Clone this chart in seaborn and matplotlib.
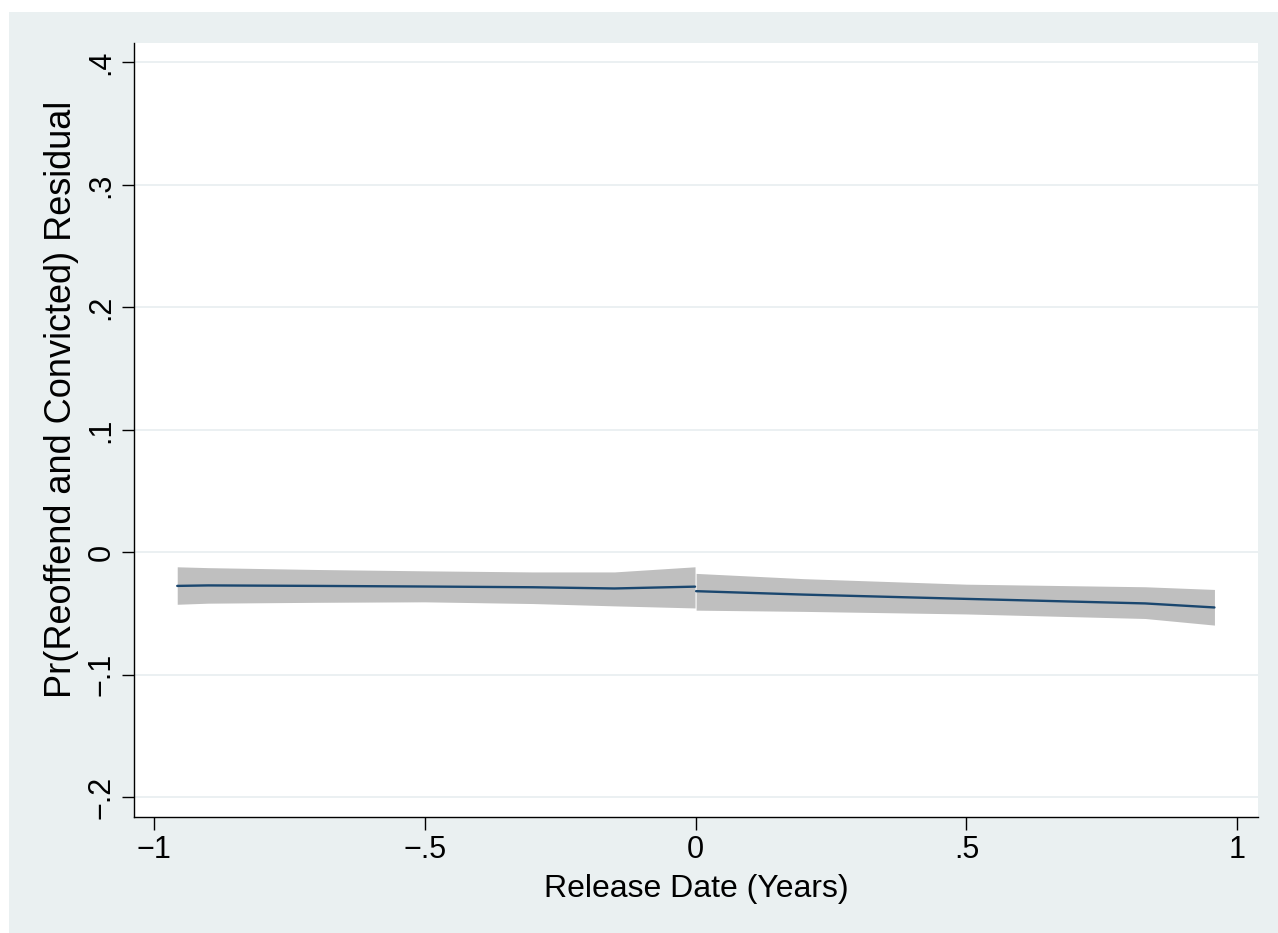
import matplotlib
matplotlib.use("Agg")
import matplotlib.pyplot as plt
from matplotlib.patches import Rectangle
import seaborn as sns

# residual fit before release (left of 0) and after release (right of 0)
left_x = [-0.957, -0.9, -0.7, -0.5, -0.3, -0.15, -0.001]
left_y = [-0.0274, -0.0270, -0.0274, -0.0279, -0.0285, -0.0295, -0.0280]
left_lo = [-0.0424, -0.0415, -0.0408, -0.0404, -0.0418, -0.0437, -0.0454]
left_hi = [-0.0118, -0.0125, -0.0140, -0.0151, -0.0160, -0.0160, -0.0118]

right_x = [0.001, 0.2, 0.5, 0.83, 0.958]
right_y = [-0.0317, -0.0345, -0.0380, -0.0417, -0.0450]
right_lo = [-0.0472, -0.0482, -0.0503, -0.0540, -0.0594]
right_hi = [-0.0172, -0.0215, -0.0260, -0.0281, -0.0303]

xticks = [-1, -0.5, 0, 0.5, 1]
xlabels = ["\u22121", "\u2212.5", "0", ".5", "1"]
yticks = [-0.2, -0.1, 0, 0.1, 0.2, 0.3, 0.4]
ylabels = ["\u2212.2", "\u2212.1", "0", ".1", ".2", ".3", ".4"]

sns.set_style("ticks")
plt.rcParams["font.family"] = ["Liberation Sans", "DejaVu Sans"]
plt.rcParams["text.color"] = "black"
plt.rcParams["axes.labelcolor"] = "black"
plt.rcParams["xtick.color"] = "black"
plt.rcParams["ytick.color"] = "black"

bg = "#EAF0F1"
navy = "#1A476F"
band = "#BFBFBF"

fig = plt.figure(figsize=(12.78, 9.33), dpi=100)
fig.patch.set_facecolor("white")
fig.patches.append(Rectangle((9 / 1278, 0), 1 - 9 / 1278, 1 - 12 / 933,
                             transform=fig.transFigure, facecolor=bg,
                             edgecolor="none", zorder=-10))

ax = fig.add_axes([0.1052, 0.1240, 0.8794, 0.8302])
ax.set_facecolor("white")

for yt in yticks:
    ax.axhline(yt, color="#E8EEF0", lw=1.2, zorder=0)

ax.fill_between(left_x, left_lo, left_hi, color=band, lw=0, zorder=1)
ax.fill_between(right_x, right_lo, right_hi, color=band, lw=0, zorder=1)
sns.lineplot(x=left_x, y=left_y, ax=ax, color=navy, lw=1.7, zorder=2)
sns.lineplot(x=right_x, y=right_y, ax=ax, color=navy, lw=1.7, zorder=2)

ax.set_xlim(-1.036, 1.039)
ax.set_ylim(-0.2163, 0.416)
ax.set_xticks(xticks, xlabels)
ax.set_yticks(yticks, ylabels)
ax.tick_params(axis="both", direction="out", length=9, width=1.0,
               color="black", labelcolor="black", labelsize=22, pad=4)
for lab in ax.get_yticklabels():
    lab.set_rotation(90)
    lab.set_va("center")

for side in ["top", "right"]:
    ax.spines[side].set_visible(False)
for side in ["left", "bottom"]:
    ax.spines[side].set_linewidth(1.0)
    ax.spines[side].set_color("black")

ax.set_xlabel("Release Date (Years)", fontsize=23, labelpad=6)
ax.set_ylabel("Pr(Reoffend and Convicted) Residual", fontsize=26, labelpad=8)
ax.yaxis.set_label_coords(-0.049, 0.539)

fig.savefig("out.png", dpi=100, facecolor=fig.get_facecolor())
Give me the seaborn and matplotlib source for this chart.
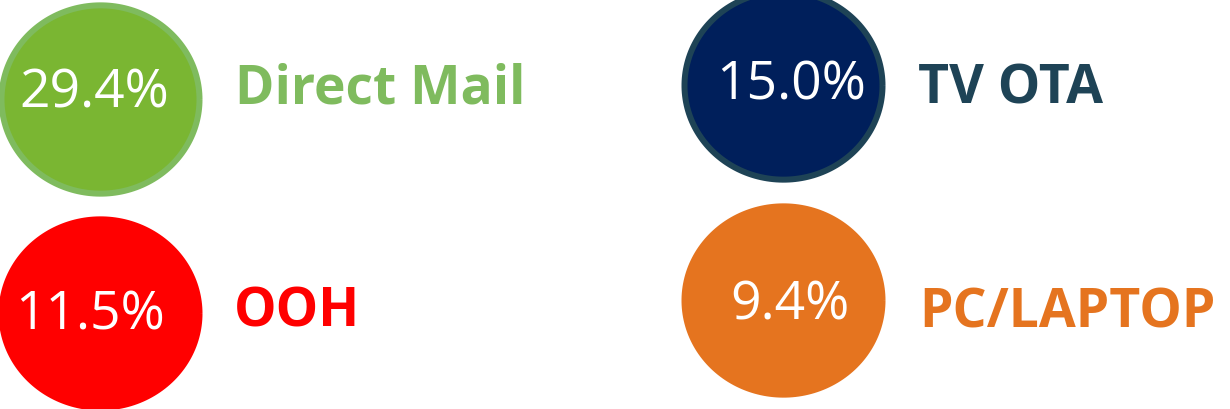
import numpy as np
import matplotlib
matplotlib.use("Agg")
import matplotlib.pyplot as plt
import seaborn as sns
import pandas as pd

# ---- data ----
categories = ["Direct Mail", "TV OTA", "OOH", "PC/LAPTOP"]
shares = [29.4, 15.0, 11.5, 9.4]
fill_colors = ["#7ab632", "#001f5b", "#ff0000", "#e5741f"]
edge_colors = ["#7fbb5e", "#1e4356", "#ff0000", "#e5741f"]
label_colors = ["#7fbb5e", "#1e4356", "#ff0000", "#e5741f"]

# ---- layout (pixel coordinates) ----
W, H, DPI = 1230, 410, 100
circle_x = [99.5, 783, 99.5, 783]
circle_y = [100, 86, 314, 301]
pct_x = [94.5, 791.5, 90, 790]
pct_base = [108, 100, 330, 320]
lab_x = [235, 918, 234, 919]
lab_base = [103, 103, 327, 328]

sns.set_theme(style="white")
plt.rcParams["font.family"] = ["Open Sans", "DejaVu Sans"]

fig = plt.figure(figsize=(W / DPI, H / DPI), dpi=DPI)
ax = fig.add_axes([0, 0, 1, 1])

df = pd.DataFrame({"category": categories, "share": shares,
                   "x": circle_x, "y": circle_y})

t = np.linspace(0, 2 * np.pi, 200)
ellipse = np.column_stack([np.cos(t) * 1.0, np.sin(t) * (97 / 102)])

edge_px = 6
marker_w_pt = (204 - edge_px) * 72 / DPI
for i, row in df.iterrows():
    sns.scatterplot(data=df.iloc[[i]], x="x", y="y", ax=ax, marker=ellipse,
                    s=marker_w_pt ** 2, color=fill_colors[i],
                    edgecolor=edge_colors[i], linewidth=edge_px * 72 / DPI,
                    legend=False, zorder=2)

for i, (cat, val) in enumerate(zip(categories, shares)):
    ax.text(pct_x[i], pct_base[i], f"{val:.1f}%", color="white",
            fontsize=38.5, ha="center", va="baseline", zorder=3)
    ax.text(lab_x[i], lab_base[i], cat, color=label_colors[i],
            fontsize=38.5, fontweight="bold", ha="left", va="baseline", zorder=3)

ax.set_xlim(0, W)
ax.set_ylim(H, 0)
ax.axis("off")
fig.savefig("out.png", dpi=DPI)
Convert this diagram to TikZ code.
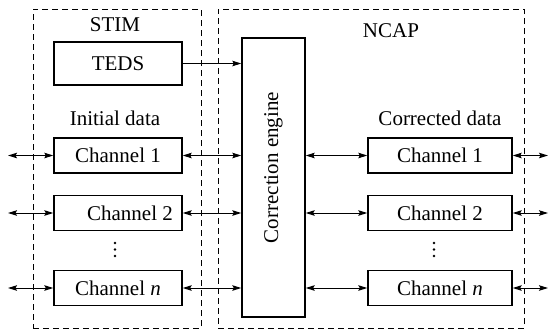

▶ **Objective**: Beginning with the first line of the records above, extract each line exactly through the line that holds "-0.0160, -0.0160, -0.0118]", both ends included. Omit pictures.

▶ **Correct output**:
Clone this chart in seaborn and matplotlib.
import matplotlib
matplotlib.use("Agg")
import matplotlib.pyplot as plt
from matplotlib.patches import Rectangle
import seaborn as sns

# residual fit before release (left of 0) and after release (right of 0)
left_x = [-0.957, -0.9, -0.7, -0.5, -0.3, -0.15, -0.001]
left_y = [-0.0274, -0.0270, -0.0274, -0.0279, -0.0285, -0.0295, -0.0280]
left_lo = [-0.0424, -0.0415, -0.0408, -0.0404, -0.0418, -0.0437, -0.0454]
left_hi = [-0.0118, -0.0125, -0.0140, -0.0151, -0.0160, -0.0160, -0.0118]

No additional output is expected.